Of course the opposite end of this bull crap continuum is the contention that you didn’t reach more than a couple people, but that they were really important.   This may be true, but it almost never is.   You can test it by asking for names.   If your expensive program reached only a dozen people, you better know who they are and be able to give a creditable reason why they are so important.   

I will admit it.  I have fallen back on both these subterfuges on occasion; of course well in the past.  Sometimes I have even done it on purpose.   It is possible that your boss just doesn’t understand what you are trying to do, so you do something that you know will generate a big crowd to make him happy so that he will be happy and you can get on with your important work.   Other times, you just mess up. It is easier to claim that you got the small number of key players than these were the only guys you could round up down at the train station.

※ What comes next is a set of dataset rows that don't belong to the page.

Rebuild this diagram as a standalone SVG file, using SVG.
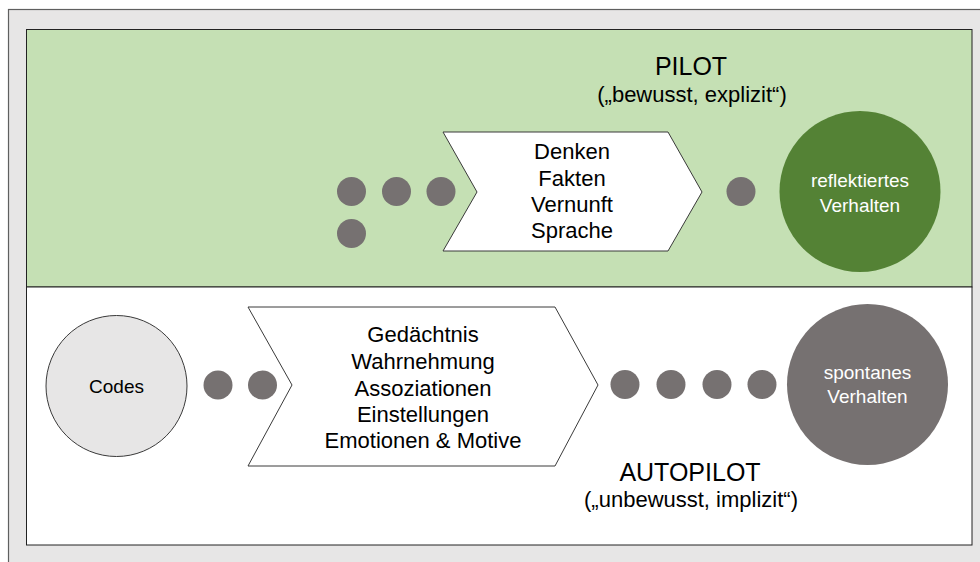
<svg xmlns="http://www.w3.org/2000/svg" width="980" height="562" viewBox="0 0 980 562">
<style>
text{font-family:"Liberation Sans",Arial,sans-serif;fill:#000;text-anchor:middle}
.t22{font-size:22px}
.t25{font-size:25px}
.w{fill:#fff;font-size:19px}
.dot{fill:#767171}
.chev{fill:#fff;stroke:#3a3a3a;stroke-width:1}
</style>
<rect x="8.5" y="9.5" width="1000" height="600" fill="#e7e6e6" stroke="#5f5f5f" stroke-width="1.2"/>
<g id="pilot-panel">
<rect x="26.5" y="29.5" width="945.5" height="257.5" fill="#c5e0b4" stroke="#222" stroke-width="1"/>
<text class="t25" x="691" y="75">PILOT</text>
<text class="t22" x="692" y="102">(„bewusst, explizit“)</text>
</g>
<g id="autopilot-panel">
<rect x="26.5" y="287" width="945.5" height="258" fill="#fff" stroke="#222" stroke-width="1"/>
<text class="t25" x="690" y="481">AUTOPILOT</text>
<text class="t22" x="691" y="507">(„unbewusst, implizit“)</text>
</g>
<g id="connectors">
<circle class="dot" cx="351.5" cy="191.5" r="14.5"/>
<circle class="dot" cx="351.5" cy="233.5" r="14.5"/>
<circle class="dot" cx="396.5" cy="191.5" r="14.5"/>
<circle class="dot" cx="441" cy="191.5" r="14.5"/>
<circle class="dot" cx="741" cy="191.5" r="14.5"/>
<circle class="dot" cx="218" cy="385" r="14.5"/>
<circle class="dot" cx="262.5" cy="385" r="14.5"/>
<circle class="dot" cx="625" cy="384.5" r="14.5"/>
<circle class="dot" cx="671" cy="384.5" r="14.5"/>
<circle class="dot" cx="717" cy="384.5" r="14.5"/>
<circle class="dot" cx="762" cy="384.5" r="14.5"/>
</g>
<g id="denken">
<polygon class="chev" points="443,132 668,132 702,192 668,251 443,251 477,192"/>
<text class="t22" x="572" y="159">Denken</text>
<text class="t22" x="572" y="186">Fakten</text>
<text class="t22" x="572" y="212">Vernunft</text>
<text class="t22" x="572" y="238">Sprache</text>
</g>
<g id="gedaechtnis">
<polygon class="chev" points="248,307 555,307 598,385 555,466 248,466 292,385"/>
<text class="t22" x="423" y="342">Gedächtnis</text>
<text class="t22" x="423" y="369">Wahrnehmung</text>
<text class="t22" x="423" y="396">Assoziationen</text>
<text class="t22" x="423" y="422">Einstellungen</text>
<text class="t22" x="423" y="448">Emotionen &amp; Motive</text>
</g>
<g id="codes">
<circle cx="116.5" cy="386" r="70.5" fill="#e7e6e6" stroke="#3a3a3a" stroke-width="1"/>
<text x="116.5" y="393" style="font-size:19px">Codes</text>
</g>
<g id="reflektiertes">
<circle cx="860" cy="191.5" r="80.5" fill="#548235"/>
<text class="w" x="860" y="187">reflektiertes</text>
<text class="w" x="860" y="212">Verhalten</text>
</g>
<g id="spontanes">
<circle cx="867.5" cy="384.5" r="80.5" fill="#767171"/>
<text class="w" x="867.5" y="379">spontanes</text>
<text class="w" x="867.5" y="403">Verhalten</text>
</g>
</svg>
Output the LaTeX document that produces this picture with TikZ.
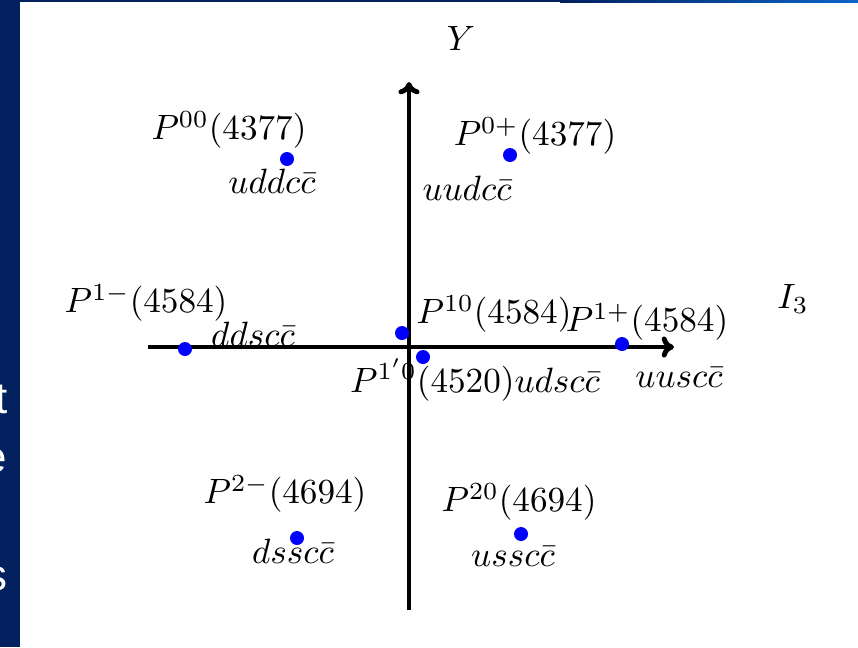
\documentclass[tikz,border=0pt]{standalone}
\usepackage{fontspec}
\usepackage{amsmath}
\usetikzlibrary{arrows.meta}
\newfontfamily\slidefont{Liberation Sans}
\definecolor{SlideNavy}{HTML}{03205F}
\definecolor{SlideBlue}{HTML}{0A64C8}
\definecolor{DotBlue}{HTML}{0000FF}

\begin{document}
\begin{tikzpicture}[x=0.01cm, y=-0.01cm,
    dot/.style={circle, fill=DotBlue, inner sep=0pt, minimum size=0.14cm},
    axis/.style={line width=1.4pt, -{To[length=3.5pt, width=6pt]}},
    lbl/.style={inner sep=0pt}]
  \useasboundingbox (0,0) rectangle (858,647);
  % Slide frame
  \fill[SlideNavy] (0,0) rectangle (20,647);
  \fill[SlideNavy] (0,0) rectangle (560,2);
  \shade[left color=SlideNavy, right color=SlideBlue] (560,0) rectangle (858,2);
  % Cut off slide text
  \begin{scope}
    \clip (0,0) rectangle (20,647);
    \foreach \n/\y in {t/413, e/472, s/590}{
      \node[anchor=base east, inner sep=0pt, text=white,
            font=\slidefont\fontsize{12.5}{15}\selectfont] (slide\n) at (8,\y) {\n};
    }
  \end{scope}
  % Multiplet labels
  \foreach \n/\x/\y/\txt in {l00/229/130/P^{00}(4377), q00/272/181/uddc\bar{c},
      l0p/535/136/P^{0+}(4377), q0p/467/188/uudc\bar{c},
      l1m/146/303/P^{1-}(4584), q1m/253/334/ddsc\bar{c},
      l10/494/314/P^{10}(4584), l1p/647/322/P^{1+}(4584), q1p/679/377/uusc\bar{c},
      l1q/475/380/P^{1'0}(4520)udsc\bar{c},
      l2m/285/494/P^{2-}(4694), q2m/293/551/dssc\bar{c},
      l20/519/502/P^{20}(4694), q20/513/556/ussc\bar{c}}{
    \node[lbl] (\n) at (\x,\y) {$\txt$};
  }
  % Axes
  \node[lbl] (ylab) at (461,38) {$Y$};
  \node[lbl] (ilab) at (793,299) {$I_3$};
  \coordinate (xlo) at (148,347);
  \coordinate (xhi) at (674,347);
  \coordinate (ylo) at (409,610);
  \coordinate (yhi) at (409,82);
  \draw[axis] (xlo) -- (xhi);
  \draw[axis] (ylo) -- (yhi);
  % States
  \foreach \n/\x/\y in {d00/287/159, d0p/510/155, d1m/185/349, d10/402/333,
      d1q/423/357, d1p/622/344, d2m/297/538, d20/521/534}{
    \node[dot] (\n) at (\x,\y) {};
  }
\end{tikzpicture}
\end{document}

Now that I am sometimes in a position to be the boss on these sorts of things, I know enough to ask the proper questions.  Sometimes I am polite enough not to, although I usually follow up with an “amusing anecdote” so they know not to try it again.  

Getting it right more important than just getting it

My disappointment with the social media has just made me more enthusiastic about getting it right. We really will need to change some of the ways we do business.   We really do have to think about a new “community manager” role for online communities.  This person has to be like a diplomat in many ways.  That means that he/she need more than technological skills or the ability to “reach out”.  He/she also need some substantive knowledge.   If you are going to participate in a science community, you better know something about science.

We also have to get more into the human-interface.  Real social media requires real social engagement.   We cannot be social media broadcasters and we have to resist attempts to expand our social media community reach beyond what we can reasonably handle.

Many Distinct Niches Better than a Big Blob

Being overly broad is also not usually desirable or successful in building a community.   You are better off working with many niche communities made up by people really interested and committed to a topic than trying to reach a big general audience.   A niche audience allows each individual to get what he/she is looking for.   As the community develops, members begin to feel a sense of belonging.  They value the community and protect it.  A community like this will usually be self policing, since individual members will have the expertise and perceive the interest to discipline bad actors and correct bad information.

Knowing your audience is important but identifying topics rather than audiences is the key to success.   Naturally topics have to be interesting to somebody but audiences will form around topics.   Identifying audiences and then trying to find topics to attract them not only nearly impossible to do, it is also borderline silly.   It means that you abdicate leadership and allow your priorities to be set by what you think you can easily sell.   Presumably we have some of our own priorities and some of them must be advocated whether they are popular or not.

Wisdom of crowds

I still haven’t figured this out and I am pretty sure I never will.  But I do understand some parts of the puzzle and in true social media fashion I will rely on the hive intelligence.  I think most of what we need to know is already known or can be found by somebody in the State Department.   We just have to find each other and go from a bunch of learning individuals to a learning organization.   Social media can help figure out social media.   It is fitting.

The gate is open wide and we can see the far horizons but none of us knows where to go.  However, all together we might pick the right direction.